#### [Collected material]
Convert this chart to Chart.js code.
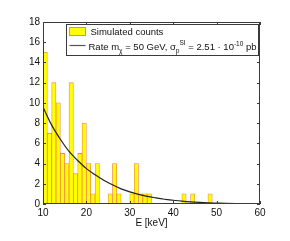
<!DOCTYPE html>
<html>
<head>
<meta charset="utf-8">
<script src="https://cdn.jsdelivr.net/npm/chart.js@4/dist/chart.umd.min.js"></script>
<style>
html,body{margin:0;padding:0;background:#fff;}
#wrap{width:290px;height:241px;position:relative;}
</style>
</head>
<body>
<div id="wrap"><canvas id="c" width="290" height="241"></canvas></div>
<script>
// Histogram bins (lower edge, keV) and simulated counts
const binStart = [10,11,12,13,14,15,16,17,18,19,20,21,22,23,24,25,26,27,28,29,30,31,32,33,34,35,36,37,38,39,40,41,42,43,44,45,46,47,48,49,50,51,52,53,54,55,56,57,58,59];
const counts   = [15,7,12,10,5,4,12,3,5,8,4,1,4,0,0,1,4,1,0,0,1,4,1,1,1,0,0,0,0,0,0,0,1,0,1,0,0,0,1,0,0,0,0,0,0,0,0,0,0,0];
// Expected rate curve
const rateE = [10,12,14,16,18,20,22,24,26,28,30,32,34,36,38,40,42,44,46,48,50,52,55,60];
const rateV = [9.6,7.8,6.4,5.2,4.3,3.5,2.9,2.35,1.9,1.5,1.2,0.95,0.75,0.6,0.47,0.37,0.28,0.21,0.16,0.12,0.09,0.06,0.04,0.02];
// Tick labels
const xTicks = [10,20,30,40,50,60];
const yTicks = [0,2,4,6,8,10,12,14,16,18];

const FONT = '"Liberation Sans", Arial, sans-serif';
const AXIS = '#3a3a3a';
const BAR_FILL = '#ffff00';
const BAR_EDGE = '#f08a50';
const LINE_COL = '#222222';

const boxTicks = {
  id: 'boxTicks',
  afterDatasetsDraw(chart) {
    const {ctx, chartArea: a, scales: {x, y}} = chart;
    ctx.save();
    ctx.strokeStyle = AXIS;
    ctx.lineWidth = 1;
    ctx.beginPath();
    ctx.rect(Math.round(a.left) + 0.5, Math.round(a.top) + 0.5, Math.round(a.right - a.left) - 1, Math.round(a.bottom - a.top) - 1);
    const L = 3;
    xTicks.forEach(v => {
      const px = Math.round(x.getPixelForValue(v)) + 0.5;
      ctx.moveTo(px, a.bottom); ctx.lineTo(px, a.bottom - L);
      ctx.moveTo(px, a.top); ctx.lineTo(px, a.top + L);
    });
    yTicks.forEach(v => {
      const py = Math.round(y.getPixelForValue(v)) + 0.5;
      ctx.moveTo(a.left, py); ctx.lineTo(a.left + L, py);
      ctx.moveTo(a.right, py); ctx.lineTo(a.right - L, py);
    });
    ctx.stroke();
    ctx.restore();
  }
};

function drawRich(ctx, x, y, parts, base) {
  parts.forEach(p => {
    const size = p.s || base;
    ctx.font = size + 'px ' + FONT;
    ctx.fillText(p.t, x, y + (p.dy || 0));
    x += ctx.measureText(p.t).width;
  });
}

const customLegend = {
  id: 'customLegend',
  afterDraw(chart) {
    const {ctx, chartArea: a} = chart;
    const left = Math.round(a.left + 23) + 0.5;
    const top = Math.round(a.top + 2) + 0.5;
    const right = Math.round(a.right - 2) + 0.5;
    const h = 31;
    ctx.save();
    ctx.fillStyle = '#fff';
    ctx.fillRect(left, top, right - left, h);
    ctx.strokeStyle = AXIS;
    ctx.lineWidth = 1;
    ctx.strokeRect(left, top, right - left, h);
    // swatch
    ctx.fillStyle = BAR_FILL;
    ctx.fillRect(left + 3, top + 3, 16, 8);
    ctx.strokeStyle = BAR_EDGE;
    ctx.strokeRect(left + 3, top + 3, 16, 8);
    // line sample
    ctx.strokeStyle = '#555';
    ctx.lineWidth = 1.2;
    ctx.beginPath();
    ctx.moveTo(left + 3, top + 21);
    ctx.lineTo(left + 19, top + 21);
    ctx.stroke();
    ctx.fillStyle = '#111';
    ctx.textBaseline = 'alphabetic';
    const base = 9.5, small = 6.5;
    drawRich(ctx, left + 24, top + 10.5, [{t: 'Simulated counts'}], base);
    drawRich(ctx, left + 22, top + 25, [
      {t: 'Rate m'},
      {t: 'χ', s: small, dy: 3},
      {t: ' = 50 GeV, σ'},
      {t: 'p', s: small, dy: 3},
      {t: 'SI', s: small, dy: -5},
      {t: ' = 2.51 · 10'},
      {t: '-10', s: small, dy: -4},
      {t: ' pb'}
    ], base);
    ctx.restore();
  }
};

new Chart(document.getElementById('c'), {
  type: 'bar',
  data: {
    datasets: [
      {
        type: 'line',
        label: 'Rate',
        data: rateE.map((e, i) => ({x: e, y: rateV[i]})),
        borderColor: LINE_COL,
        borderWidth: 1.2,
        pointRadius: 0,
        tension: 0.4,
        cubicInterpolationMode: 'monotone',
        fill: false,
        order: 0
      },
      {
        type: 'bar',
        label: 'Simulated counts',
        data: binStart.map((b, i) => ({x: b + 0.5, y: counts[i] === 0 ? null : counts[i]})),
        backgroundColor: BAR_FILL,
        borderColor: BAR_EDGE,
        borderWidth: 0.8,
        borderSkipped: false,
        barPercentage: 1,
        categoryPercentage: 1,
        grouped: false,
        order: 1
      }
    ]
  },
  options: {
    responsive: false,
    animation: false,
    layout: {padding: {left: 0, right: 30, top: 22, bottom: 11}},
    plugins: {legend: {display: false}, tooltip: {enabled: false}},
    scales: {
      x: {
        type: 'linear',
        offset: false,
        min: 10, max: 60,
        grid: {display: false, drawTicks: false, offset: false},
        border: {display: false},
        afterBuildTicks: s => { s.ticks = xTicks.map(v => ({value: v})); },
        afterFit: s => { s.height = 26; },
        ticks: {color: '#111', font: {family: FONT, size: 10}, padding: 3, maxRotation: 0, autoSkip: false},
        title: {display: true, text: 'E [keV]', color: '#111', font: {family: FONT, size: 10}, padding: {top: 0, bottom: 1}}
      },
      y: {
        min: 0, max: 18,
        grid: {display: false, drawTicks: false},
        border: {display: false},
        afterBuildTicks: s => { s.ticks = yTicks.map(v => ({value: v})); },
        afterFit: s => { s.width = 43; },
        ticks: {color: '#111', font: {family: FONT, size: 10}, padding: 3, autoSkip: false}
      }
    }
  },
  plugins: [boxTicks, customLegend]
});
</script>
</body>
</html>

#### [Task instructions]
Images should not appear in the copy; retype the listing above exactly.

#### [Result of the exercise]
Convert this chart to Chart.js code.
<!DOCTYPE html>
<html>
<head>
<meta charset="utf-8">
<script src="https://cdn.jsdelivr.net/npm/chart.js@4/dist/chart.umd.min.js"></script>
<style>
html,body{margin:0;padding:0;background:#fff;}
#wrap{width:290px;height:241px;position:relative;}
</style>
</head>
<body>
<div id="wrap"><canvas id="c" width="290" height="241"></canvas></div>
<script>
// Histogram bins (lower edge, keV) and simulated counts
const binStart = [10,11,12,13,14,15,16,17,18,19,20,21,22,23,24,25,26,27,28,29,30,31,32,33,34,35,36,37,38,39,40,41,42,43,44,45,46,47,48,49,50,51,52,53,54,55,56,57,58,59];
const counts   = [15,7,12,10,5,4,12,3,5,8,4,1,4,0,0,1,4,1,0,0,1,4,1,1,1,0,0,0,0,0,0,0,1,0,1,0,0,0,1,0,0,0,0,0,0,0,0,0,0,0];
// Expected rate curve
const rateE = [10,12,14,16,18,20,22,24,26,28,30,32,34,36,38,40,42,44,46,48,50,52,55,60];
const rateV = [9.6,7.8,6.4,5.2,4.3,3.5,2.9,2.35,1.9,1.5,1.2,0.95,0.75,0.6,0.47,0.37,0.28,0.21,0.16,0.12,0.09,0.06,0.04,0.02];
// Tick labels
const xTicks = [10,20,30,40,50,60];
const yTicks = [0,2,4,6,8,10,12,14,16,18];

const FONT = '"Liberation Sans", Arial, sans-serif';
const AXIS = '#3a3a3a';
const BAR_FILL = '#ffff00';
const BAR_EDGE = '#f08a50';
const LINE_COL = '#222222';

const boxTicks = {
  id: 'boxTicks',
  afterDatasetsDraw(chart) {
    const {ctx, chartArea: a, scales: {x, y}} = chart;
    ctx.save();
    ctx.strokeStyle = AXIS;
    ctx.lineWidth = 1;
    ctx.beginPath();
    ctx.rect(Math.round(a.left) + 0.5, Math.round(a.top) + 0.5, Math.round(a.right - a.left) - 1, Math.round(a.bottom - a.top) - 1);
    const L = 3;
    xTicks.forEach(v => {
      const px = Math.round(x.getPixelForValue(v)) + 0.5;
      ctx.moveTo(px, a.bottom); ctx.lineTo(px, a.bottom - L);
      ctx.moveTo(px, a.top); ctx.lineTo(px, a.top + L);
    });
    yTicks.forEach(v => {
      const py = Math.round(y.getPixelForValue(v)) + 0.5;
      ctx.moveTo(a.left, py); ctx.lineTo(a.left + L, py);
      ctx.moveTo(a.right, py); ctx.lineTo(a.right - L, py);
    });
    ctx.stroke();
    ctx.restore();
  }
};

function drawRich(ctx, x, y, parts, base) {
  parts.forEach(p => {
    const size = p.s || base;
    ctx.font = size + 'px ' + FONT;
    ctx.fillText(p.t, x, y + (p.dy || 0));
    x += ctx.measureText(p.t).width;
  });
}

const customLegend = {
  id: 'customLegend',
  afterDraw(chart) {
    const {ctx, chartArea: a} = chart;
    const left = Math.round(a.left + 23) + 0.5;
    const top = Math.round(a.top + 2) + 0.5;
    const right = Math.round(a.right - 2) + 0.5;
    const h = 31;
    ctx.save();
    ctx.fillStyle = '#fff';
    ctx.fillRect(left, top, right - left, h);
    ctx.strokeStyle = AXIS;
    ctx.lineWidth = 1;
    ctx.strokeRect(left, top, right - left, h);
    // swatch
    ctx.fillStyle = BAR_FILL;
    ctx.fillRect(left + 3, top + 3, 16, 8);
    ctx.strokeStyle = BAR_EDGE;
    ctx.strokeRect(left + 3, top + 3, 16, 8);
    // line sample
    ctx.strokeStyle = '#555';
    ctx.lineWidth = 1.2;
    ctx.beginPath();
    ctx.moveTo(left + 3, top + 21);
    ctx.lineTo(left + 19, top + 21);
    ctx.stroke();
    ctx.fillStyle = '#111';
    ctx.textBaseline = 'alphabetic';
    const base = 9.5, small = 6.5;
    drawRich(ctx, left + 24, top + 10.5, [{t: 'Simulated counts'}], base);
    drawRich(ctx, left + 22, top + 25, [
      {t: 'Rate m'},
      {t: 'χ', s: small, dy: 3},
      {t: ' = 50 GeV, σ'},
      {t: 'p', s: small, dy: 3},
      {t: 'SI', s: small, dy: -5},
      {t: ' = 2.51 · 10'},
      {t: '-10', s: small, dy: -4},
      {t: ' pb'}
    ], base);
    ctx.restore();
  }
};

new Chart(document.getElementById('c'), {
  type: 'bar',
  data: {
    datasets: [
      {
        type: 'line',
        label: 'Rate',
        data: rateE.map((e, i) => ({x: e, y: rateV[i]})),
        borderColor: LINE_COL,
        borderWidth: 1.2,
        pointRadius: 0,
        tension: 0.4,
        cubicInterpolationMode: 'monotone',
        fill: false,
        order: 0
      },
      {
        type: 'bar',
        label: 'Simulated counts',
        data: binStart.map((b, i) => ({x: b + 0.5, y: counts[i] === 0 ? null : counts[i]})),
        backgroundColor: BAR_FILL,
        borderColor: BAR_EDGE,
        borderWidth: 0.8,
        borderSkipped: false,
        barPercentage: 1,
        categoryPercentage: 1,
        grouped: false,
        order: 1
      }
    ]
  },
  options: {
    responsive: false,
    animation: false,
    layout: {padding: {left: 0, right: 30, top: 22, bottom: 11}},
    plugins: {legend: {display: false}, tooltip: {enabled: false}},
    scales: {
      x: {
        type: 'linear',
        offset: false,
        min: 10, max: 60,
        grid: {display: false, drawTicks: false, offset: false},
        border: {display: false},
        afterBuildTicks: s => { s.ticks = xTicks.map(v => ({value: v})); },
        afterFit: s => { s.height = 26; },
        ticks: {color: '#111', font: {family: FONT, size: 10}, padding: 3, maxRotation: 0, autoSkip: false},
        title: {display: true, text: 'E [keV]', color: '#111', font: {family: FONT, size: 10}, padding: {top: 0, bottom: 1}}
      },
      y: {
        min: 0, max: 18,
        grid: {display: false, drawTicks: false},
        border: {display: false},
        afterBuildTicks: s => { s.ticks = yTicks.map(v => ({value: v})); },
        afterFit: s => { s.width = 43; },
        ticks: {color: '#111', font: {family: FONT, size: 10}, padding: 3, autoSkip: false}
      }
    }
  },
  plugins: [boxTicks, customLegend]
});
</script>
</body>
</html>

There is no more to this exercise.